In today’s world, there are various countries that would love for the idea of inviolate territory extending out into the middle of the ocean to be a respected concept. At least two of these, China and Russia, have or are creating major navies and could represent big challenges to international stability in the future. China has claimed as its territory an area in the South China Sea roughly the size of the entire Gulf of Mexico. It is also quickly building, and in all likelihood militarizing, islands from submerged and low-tide reefs and rocks. Russia for its part has been for years planting flags with remote subs on the ocean floor and claiming vast swaths of Arctic seabed. Obviously the reason for this is to claim what many presume to be vast resources beneath the Earth’s crust. But at least one of these nations, China, is also using its claim to attempt to limit navigation in an area through which a large part of the world’s commerce passes.

The United States actively confronts claims in excess of those provided for by international law through its Freedom of Navigation (FON) program. It does so specifically by sending Navy vessels through the disputed waters, reinforcing the concepts of innocent passage and freedom of navigation and publishing a record of these transits. One such passage conducted through the aforementioned Chinese claim in 2015 was termed “illegal” and a “threat to China’s sovereignty” by Chinese officials but otherwise was carried out without incident.

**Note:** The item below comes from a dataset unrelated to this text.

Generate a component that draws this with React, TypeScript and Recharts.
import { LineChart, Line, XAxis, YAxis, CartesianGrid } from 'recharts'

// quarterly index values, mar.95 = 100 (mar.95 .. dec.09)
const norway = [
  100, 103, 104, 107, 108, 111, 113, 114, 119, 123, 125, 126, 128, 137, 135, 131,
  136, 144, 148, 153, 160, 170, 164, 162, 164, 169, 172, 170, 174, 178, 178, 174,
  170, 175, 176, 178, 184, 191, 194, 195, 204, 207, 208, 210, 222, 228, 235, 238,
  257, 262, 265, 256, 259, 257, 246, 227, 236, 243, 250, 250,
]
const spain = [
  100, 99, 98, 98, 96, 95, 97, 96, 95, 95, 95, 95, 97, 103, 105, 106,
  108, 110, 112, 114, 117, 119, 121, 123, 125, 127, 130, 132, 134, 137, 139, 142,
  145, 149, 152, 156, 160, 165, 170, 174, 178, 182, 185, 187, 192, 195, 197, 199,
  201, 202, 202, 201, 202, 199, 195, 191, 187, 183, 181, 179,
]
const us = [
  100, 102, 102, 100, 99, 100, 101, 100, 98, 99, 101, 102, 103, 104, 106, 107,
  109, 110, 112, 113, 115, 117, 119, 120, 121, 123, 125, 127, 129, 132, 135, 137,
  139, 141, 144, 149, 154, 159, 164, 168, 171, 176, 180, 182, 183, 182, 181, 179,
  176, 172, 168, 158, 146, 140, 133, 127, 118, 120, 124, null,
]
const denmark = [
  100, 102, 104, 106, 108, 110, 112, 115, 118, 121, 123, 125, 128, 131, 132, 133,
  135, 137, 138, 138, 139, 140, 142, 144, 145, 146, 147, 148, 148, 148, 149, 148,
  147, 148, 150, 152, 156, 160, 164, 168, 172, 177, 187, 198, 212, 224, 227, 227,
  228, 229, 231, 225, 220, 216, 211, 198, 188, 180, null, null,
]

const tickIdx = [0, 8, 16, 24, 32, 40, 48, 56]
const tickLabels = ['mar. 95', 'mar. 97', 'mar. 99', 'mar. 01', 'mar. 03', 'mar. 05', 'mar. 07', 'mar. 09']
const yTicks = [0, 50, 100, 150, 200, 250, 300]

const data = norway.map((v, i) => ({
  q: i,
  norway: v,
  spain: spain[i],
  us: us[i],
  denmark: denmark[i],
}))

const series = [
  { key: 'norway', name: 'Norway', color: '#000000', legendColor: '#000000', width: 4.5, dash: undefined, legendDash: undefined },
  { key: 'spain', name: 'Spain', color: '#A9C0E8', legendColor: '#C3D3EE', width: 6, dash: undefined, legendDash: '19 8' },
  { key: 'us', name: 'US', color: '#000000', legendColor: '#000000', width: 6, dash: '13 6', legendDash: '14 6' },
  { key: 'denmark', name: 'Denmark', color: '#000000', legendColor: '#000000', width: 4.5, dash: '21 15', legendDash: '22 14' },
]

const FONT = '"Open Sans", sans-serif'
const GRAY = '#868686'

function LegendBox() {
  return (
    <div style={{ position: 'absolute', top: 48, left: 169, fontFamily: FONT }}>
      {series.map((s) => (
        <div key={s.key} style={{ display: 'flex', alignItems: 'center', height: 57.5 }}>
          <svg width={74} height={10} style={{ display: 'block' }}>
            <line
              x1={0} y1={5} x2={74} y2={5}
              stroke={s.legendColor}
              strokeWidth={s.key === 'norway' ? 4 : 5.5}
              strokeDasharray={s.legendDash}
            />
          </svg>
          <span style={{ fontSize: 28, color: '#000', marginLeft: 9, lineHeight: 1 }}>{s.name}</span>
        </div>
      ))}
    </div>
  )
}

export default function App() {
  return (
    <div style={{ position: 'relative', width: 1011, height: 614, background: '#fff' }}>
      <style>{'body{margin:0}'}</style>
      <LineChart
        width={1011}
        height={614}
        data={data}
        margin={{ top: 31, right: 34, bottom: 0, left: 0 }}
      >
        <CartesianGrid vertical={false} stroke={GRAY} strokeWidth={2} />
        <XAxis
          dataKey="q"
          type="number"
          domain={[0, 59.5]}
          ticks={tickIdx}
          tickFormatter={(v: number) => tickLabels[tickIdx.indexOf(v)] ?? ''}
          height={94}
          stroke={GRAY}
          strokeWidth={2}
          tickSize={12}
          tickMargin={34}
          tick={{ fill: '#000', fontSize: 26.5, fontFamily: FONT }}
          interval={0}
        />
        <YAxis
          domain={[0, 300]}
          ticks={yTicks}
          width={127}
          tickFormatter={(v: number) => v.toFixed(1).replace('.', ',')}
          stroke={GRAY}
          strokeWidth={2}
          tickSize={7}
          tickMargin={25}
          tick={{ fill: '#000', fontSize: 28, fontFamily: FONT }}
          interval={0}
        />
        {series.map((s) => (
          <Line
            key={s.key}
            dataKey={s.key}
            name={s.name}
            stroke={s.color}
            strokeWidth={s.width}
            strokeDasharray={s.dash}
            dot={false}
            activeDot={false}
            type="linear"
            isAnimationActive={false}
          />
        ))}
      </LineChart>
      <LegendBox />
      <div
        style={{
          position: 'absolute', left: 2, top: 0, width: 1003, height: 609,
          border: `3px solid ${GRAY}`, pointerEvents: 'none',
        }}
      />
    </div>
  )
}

Perfectly illustrating my above concern regarding reporters, here is Glenn Greenwald writing this week in The Intercept: “It goes without saying that every country has the right to patrol and defend its territorial waters and to intercept other nations’ military boats that enter without permission.” No, this is simply not true. Greenwald deserves some respect because of the work that he has done in exposing and reporting on the NSA and domestic surveillance of U.S. citizens by the U.S. government, but his way of discussing state to state relations and things involving the military is about as helpful to the debate and a good understanding of the world as Republican saber rattling is. Greenwald:

“Just imagine what would happen if the situation had been reversed: if two Iranian naval ships had entered U.S. waters off the East Coast of the country without permission or notice. Wolf Blitzer would have declared war within minutes…. And, needless to say, the U.S. government would have — quite rightly — detained the Iranian ships and the sailors aboard them to determine why they had entered U.S. waters (and had the government released the Iranians less than 24 hours later, the U.S. media would have compared Obama to Neville Chamberlain).”

Actually, none of this is or would be true. In fact, recent events poke a large hole in Greenwald’s imagination balloon. Last September, five Chinese warships sailed within U.S. territorial waters, possibly attempting to provoke or to expose some hypocrisy on the part of the United States.

Perhaps surprising China, the U.S. monitored and otherwise ignored the ships, pointing to the principle of innocent passage. A press statement from the U.S. Northern Command noted, “The five [Chinese] ships transited expeditiously and continuously through the Aleutian Island chain in a manner consistent with international law.”

This is perfectly illustrative of the principles at issue. Other nations’ ships can sail in the ocean near the United States, and U.S. ships can sail near to other countries. There is not a wall in the ocean the other side of which is considered deep within that country’s borders. This is as it should be. With so much change and potential conflict in the world today, it is an important concept to remember.